Today, we had a hilarious thing happen. Jake and I established with our waitress that he was vegetarian. The only options on the menu were with meat, but she said that they had a soup that is traditionally made with no meat. Jake ordered that with a side of rice, I ordered a bowl of tomato soup and a chicken and noodle entree. When Jake's bowl of soup arrived, it had a huge hock of meat in it! The waitress smiled and said 'que aproveche!' with no acknowledgement at all that she had just established that Jake was vegetarian and then served him meat. So I ate that soup, and he had my tomato soup. My entree ended up being a few cold noodles with some shreds of chicken and a mountain of undercooked rice. Luckily it only cost a dollar...or as Jake put it, "about what it was worth." The kid hits the nail on the head every time.
So the food isn't all that great here in Ecuador. It is the third world though so one can't complain. Jake, at this point, has gotten used to the constant struggle to eat. He also looks a lot like Jesus and people comment on it in the street. A guy today actually pointed at him and said, "Jesus Christo!!!" I laughed, Jake grimaced. I sent my friend Marta a foto of us all on the cruise and pointed Jake out in the foto, she replied in Spanish, "Ahh, the guy with face of Jesus Christo!!" Luckily for Jake, his face looks like Jesus, who is very well liked here in Sud America...he could look like George Bush...that would be real bad. In fact I don't think he would be around still!! Ha ha!

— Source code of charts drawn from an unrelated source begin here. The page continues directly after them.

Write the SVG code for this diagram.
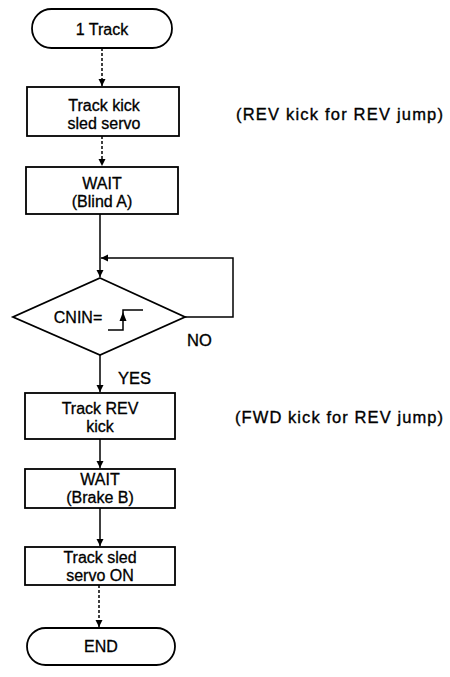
<svg xmlns="http://www.w3.org/2000/svg" width="450" height="677" viewBox="0 0 450 677">
<style>
.s{fill:#fff;stroke:#000;stroke-width:1.8}
.t{font-family:"Liberation Sans",Arial,sans-serif;font-size:16px;fill:#000;stroke:#000;stroke-width:0.3;text-anchor:middle}
.a{font-family:"Liberation Sans",Arial,sans-serif;font-size:16.5px;fill:#000;stroke:#000;stroke-width:0.35}
.l{fill:none;stroke:#000;stroke-width:1.5}
.d{fill:none;stroke:#000;stroke-width:1.5;stroke-dasharray:3 2}
</style>
<defs>
<marker id="ah" markerWidth="8" markerHeight="8" refX="7" refY="4" orient="auto" markerUnits="userSpaceOnUse">
<path d="M0,0.5 L7,4 L0,7.5 Z" fill="#000"/>
</marker>
</defs>
<rect width="450" height="677" fill="#fff"/>
<g id="connectors">
<line class="d" x1="102" y1="48" x2="102" y2="86" marker-end="url(#ah)"/>
<line class="d" x1="102" y1="136" x2="102" y2="166" marker-end="url(#ah)"/>
<line class="l" x1="100" y1="214" x2="100" y2="277" marker-end="url(#ah)"/>
<polyline class="l" points="185,317 233,317 233,258 101,258" marker-end="url(#ah)"/>
<line class="l" x1="100" y1="355" x2="100" y2="392" marker-end="url(#ah)"/>
<line class="l" x1="100" y1="439" x2="100" y2="468" marker-end="url(#ah)"/>
<line class="l" x1="100" y1="508" x2="100" y2="546" marker-end="url(#ah)"/>
<line class="d" x1="99" y1="585" x2="99" y2="627" marker-end="url(#ah)"/>
</g>
<g id="start">
<rect class="s" x="32" y="9" width="140" height="39" rx="19.5"/>
<text class="t" x="102" y="35">1 Track</text>
</g>
<g id="kick">
<rect class="s" x="27" y="87" width="152" height="49"/>
<text class="t" x="104" y="111">Track kick</text>
<text class="t" x="104" y="129">sled servo</text>
</g>
<g id="wait-a">
<rect class="s" x="26" y="167" width="152" height="47"/>
<text class="t" x="102" y="189">WAIT</text>
<text class="t" x="102" y="207">(Blind A)</text>
</g>
<g id="decision">
<polygon class="s" points="100,278 185,317 100,355 13,317"/>
<text class="t" x="78" y="323">CNIN=</text>
<polyline class="l" points="108,330 123,330 123,310 143,310"/>
<path d="M123,312 L119.5,321 L126.5,321 Z" fill="#000"/>
<text class="a" x="187" y="346">NO</text>
<text class="a" x="118" y="384">YES</text>
</g>
<g id="rev-kick">
<rect class="s" x="25" y="393" width="150" height="46"/>
<text class="t" x="100" y="414">Track REV</text>
<text class="t" x="100" y="432">kick</text>
</g>
<g id="wait-b">
<rect class="s" x="25" y="469" width="150" height="39"/>
<text class="t" x="100" y="485">WAIT</text>
<text class="t" x="100" y="503">(Brake B)</text>
</g>
<g id="servo-on">
<rect class="s" x="25" y="547" width="150" height="38"/>
<text class="t" x="100" y="563">Track sled</text>
<text class="t" x="100" y="581">servo ON</text>
</g>
<g id="end">
<rect class="s" x="27" y="628" width="148" height="37" rx="18.5"/>
<text class="t" x="101" y="652">END</text>
</g>
<g id="notes">
<text class="a" x="236" y="120" textLength="207" lengthAdjust="spacing">(REV kick for REV jump)</text>
<text class="a" x="235" y="423" textLength="208" lengthAdjust="spacing">(FWD kick for REV jump)</text>
</g>
</svg>
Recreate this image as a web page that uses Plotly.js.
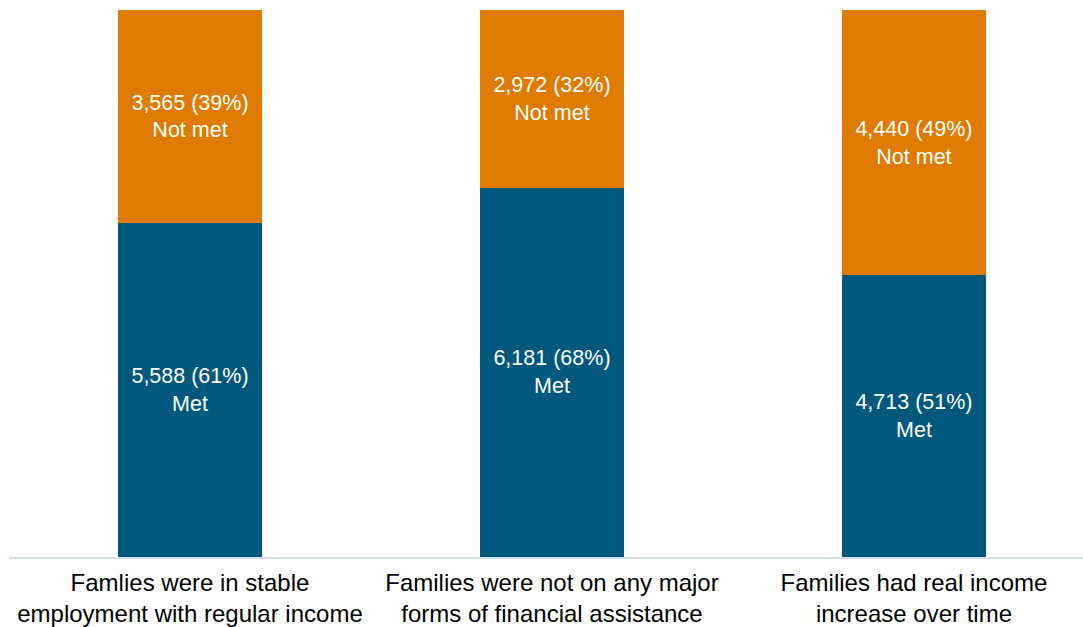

So we chilled for a couple days in Guayaquil. I cooked a risotto dinner on saturday night and we had pizza on sunday. Yesterday, on monday, Rebecca headed off to do her job, and Jake and I got on a bus to come up to the highland sierra, to Quito. We drove through hundreds of miles of banana and pineapple plantations. Everything totally green and lush. It seems as if the whole lowland is flooded right now. Houses on stilts and huge brown, rushing rivers full of brush and garbage. It was scheduled to take 8 hours on the bus, but it took almost 12 because of a big rainstorm that caused us to take a major detour. We ate almost nothing all day and our hunger, combined with the elevation, warped our senses of reality when we arrived here in Quito. Man was I hungry. We were staying in the old city and there is nothing open there after seven. So again, poor vegetarian Jake had to eat a plate of french fries for dinner. We found this shitty chain restaurant that served mainly chicken. I ate shit chicken and he ate fried potatoes. Probably fried with beef lard!! Ha ha! Poor bastard.
That is another observation I have made enough times now to say it outloud. In Ecuador, signs don't mean anything. They could say, "HERE WE HAVE FOOD." And you could walk in and be like, "Hi, I'm hungry and I see that you have food, can I eat?" And they'll look at you like you're a dumbass whiteboy and say in a confused voice as though they wonder where you would have gotten that idea, "No, we don't have food here." And you'd say something to the effect of, "But, the sign?" And they'd slowly shake their head and frown and say, "No." Ok. Bummer. Everywhere in the Galapagos were signs that read, "Coca Cola! Pidela!!!" which means, order coke!!! And when you would, they'd smile and say that there was none of that there. That was happening everywhere there! It has happened with many other things. One place had this big ice cream poster advertising all the lip licking varieties they had. I stared at it for almost an hour before caving in to the temptation, then when I asked for a cone, the guy just said, "No hay." "There isn't any." That happened with so many things. So now Mateo Del Norte don't truss nobody in Ecuador!! The sign could say "Now selling, good luck!" or "Free Money!!" and Mateo would just walk on by. I would shake my head and talk to myself as though sharing some sort of inside joke and then I would just walk on by. If you have a sign that says that you have something, then have it!!! If you don't have it anymore, then take the goddamn sign down!!! Sheesh.
They also are much happier lying when giving street directions than admitting that they don't know. According to the people of Quito, The Ecuadorian History Museum is in seven different places!! All far apart. Don't truss 'em!
So Jake and I wandered around this high elevation city for hours today. We are now in a bar/internet cafe so if this blog still makes sense then that is a pretty big success! The rumor is that here in Mariscal, the hood we're in, the restaurants are open past dark...wow, cool. I am still having probs with the photos, so this blog will be missing them for a minute. I am going to try a couple things tomorrow to get them uploaded.
A couple days ago there was a huge sinkhole that caved in right in the middle of the city! No one died, but huge amounts of road and sidewalk and grass just disappeared, falling more than 100 feet to the underground river flowing below. Because of this sinkhole, they have canceled school and the traffic is horrendous. Cabbies are charging more and busses are jampacked. Quite something I must say.
This is a nice city, high elevation and cold. It is crazy how fast the climate changes here. We are above 9,000 feet and it is like late autumn here. I have a wool hat on and my jacket. It smells like woodsmoke and rain and it makes me think of Cusco. And that makes me sad because I love Cusco. Love it. Quito is nice, but it's no Cusco. Soon I will be in Bogota in Colombia, which is said to be a nice high elevation city as well. We shall see. Peace.